ANNAPOLIS, Md. — With a growing sexual assault epidemic staining the military, President Barack Obama urged U.S. Naval Academy graduates Friday to remember their honor depends on what they do when nobody is looking and said the crime has "no place in the greatest military on earth."
The commander in chief congratulated the 1,047 midshipmen graduating at the Navy-Marine Corps Memorial Stadium, telling the 841 men and 206 women that they have proven themselves morally by meeting rigorous standards at the academy. But their commencement celebration came in the midst of reports of widespread sexual assault throughout the military, and Obama ended his 20-minute address by recognizing "how the misconduct of some can have effects that ripple far and wide."
"Those who commit sexual assault are not only committing a crime, they threaten the trust and discipline that makes our military strong," Obama said. "That's why we have to be determined to stop these crimes, because they've got no place in the greatest military on Earth."
His pointed comments were aimed at rooting out the problem at a time when Republicans have been criticizing Obama for not responding forcefully enough to controversies including last year's deadly attack in Libya and political targeting at the IRS. But Obama was quick to express outrage over the reports of sexual assault, saying he has no tolerance for it. He summoned military leaders to the White House last week and instructed them to lead a process to root out the problem.
The Pentagon released a report earlier this month estimating that as many as 26,000 military members may have been sexually assaulted last year and that thousands of victims are unwilling to come forward despite new oversight and assistance programs. That figure is an increase over the 19,000 estimated assaults in 2011.

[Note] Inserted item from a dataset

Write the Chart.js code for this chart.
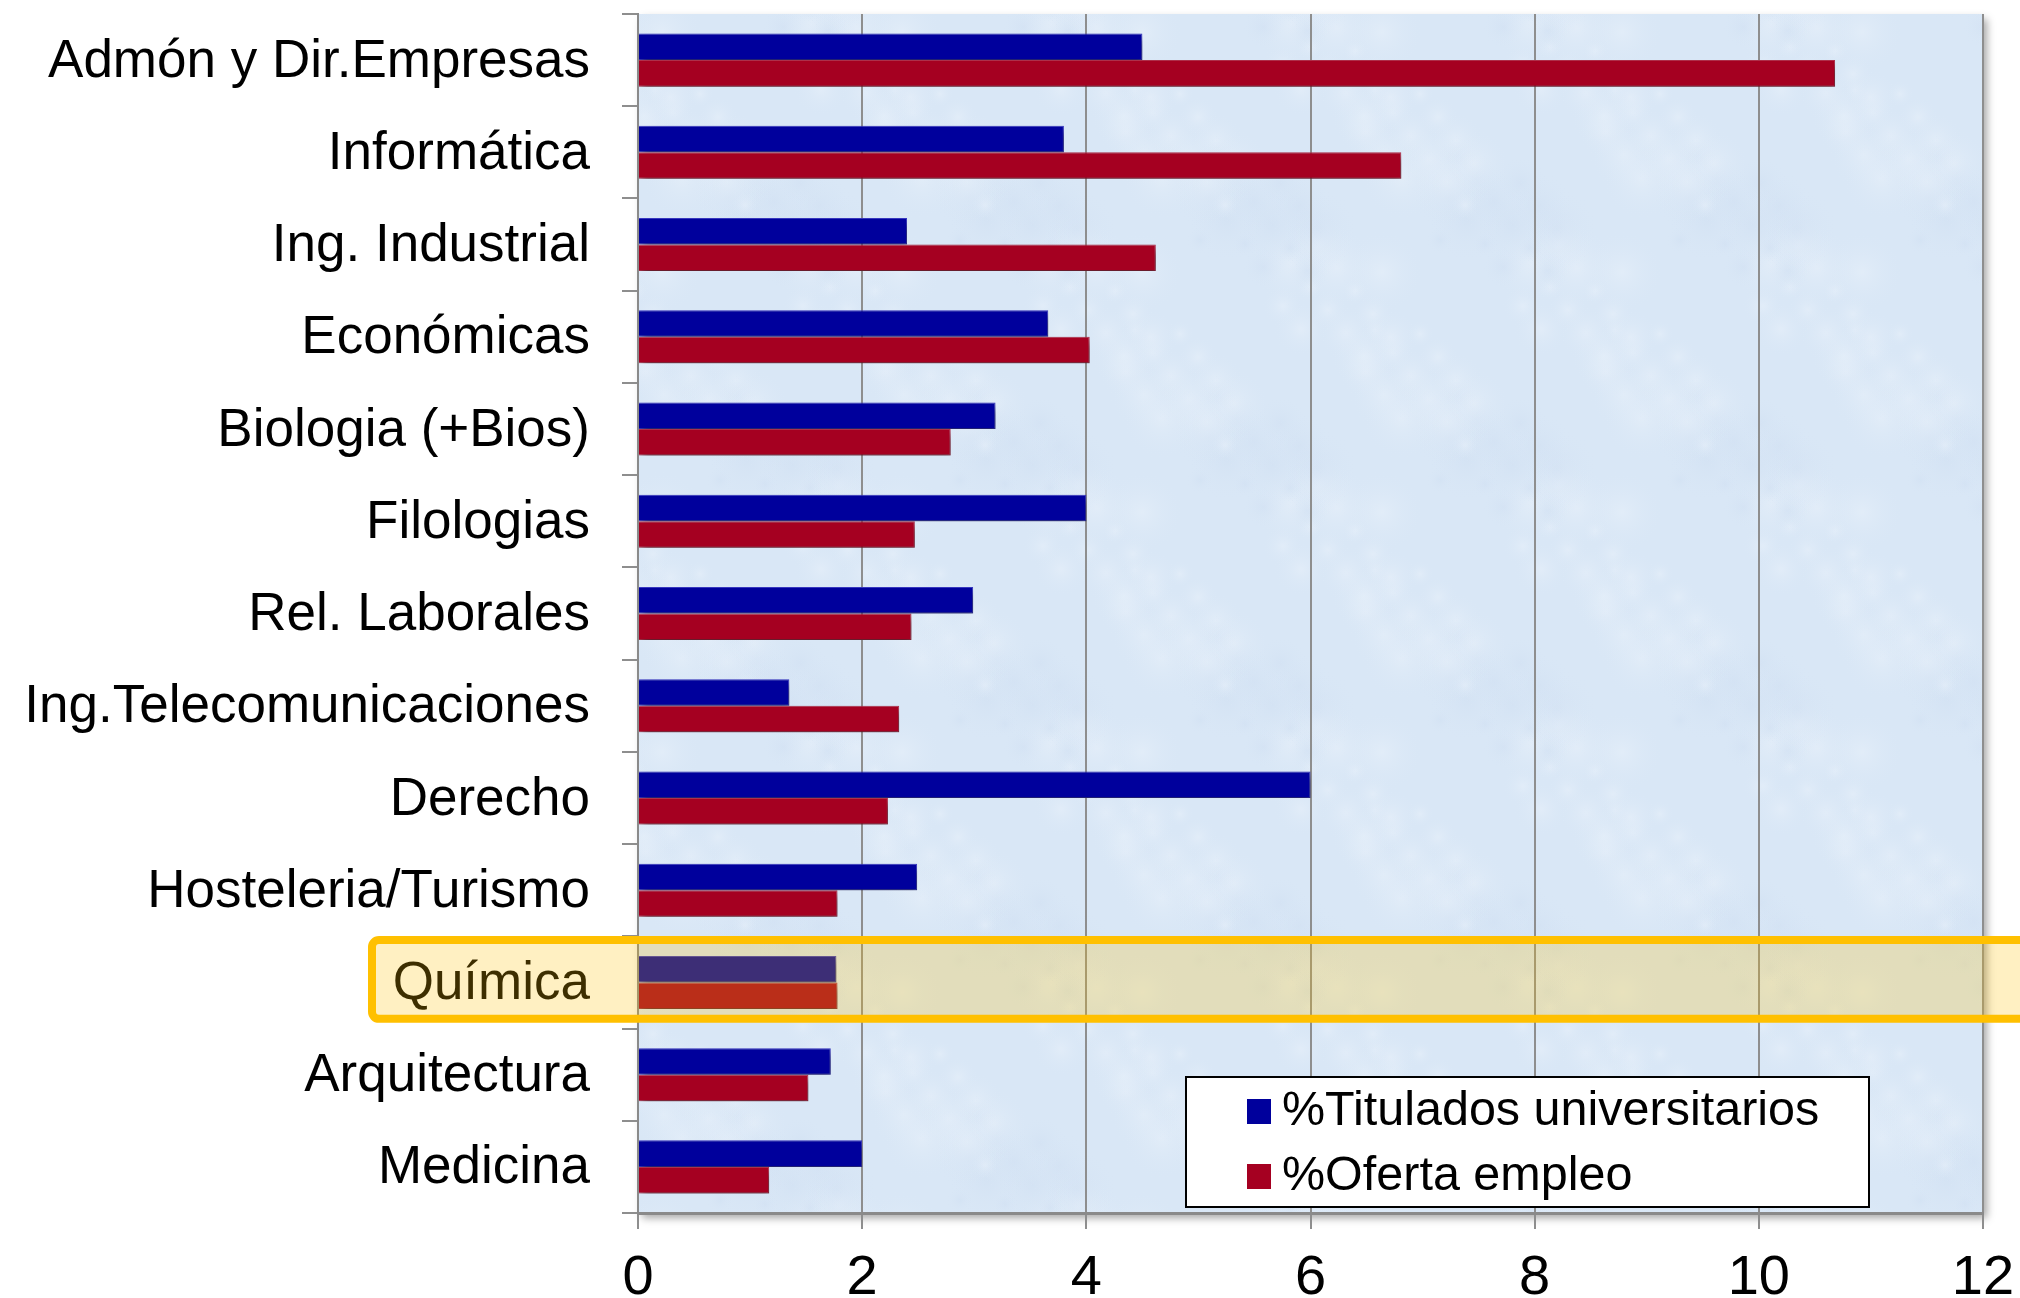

Several recent arrests have added to the military's embarrassment. A soldier at the U.S. Military Academy at West Point was charged with secretly photographing women, including in a bathroom. The Air Force officer who led the service's Sexual Assault Prevention and Response unit was arrested on charges of groping a woman. And the manager of the Army's sexual assault response program at Fort Campbell, Ky., was relieved of his post after his arrest in a domestic dispute with his ex-wife.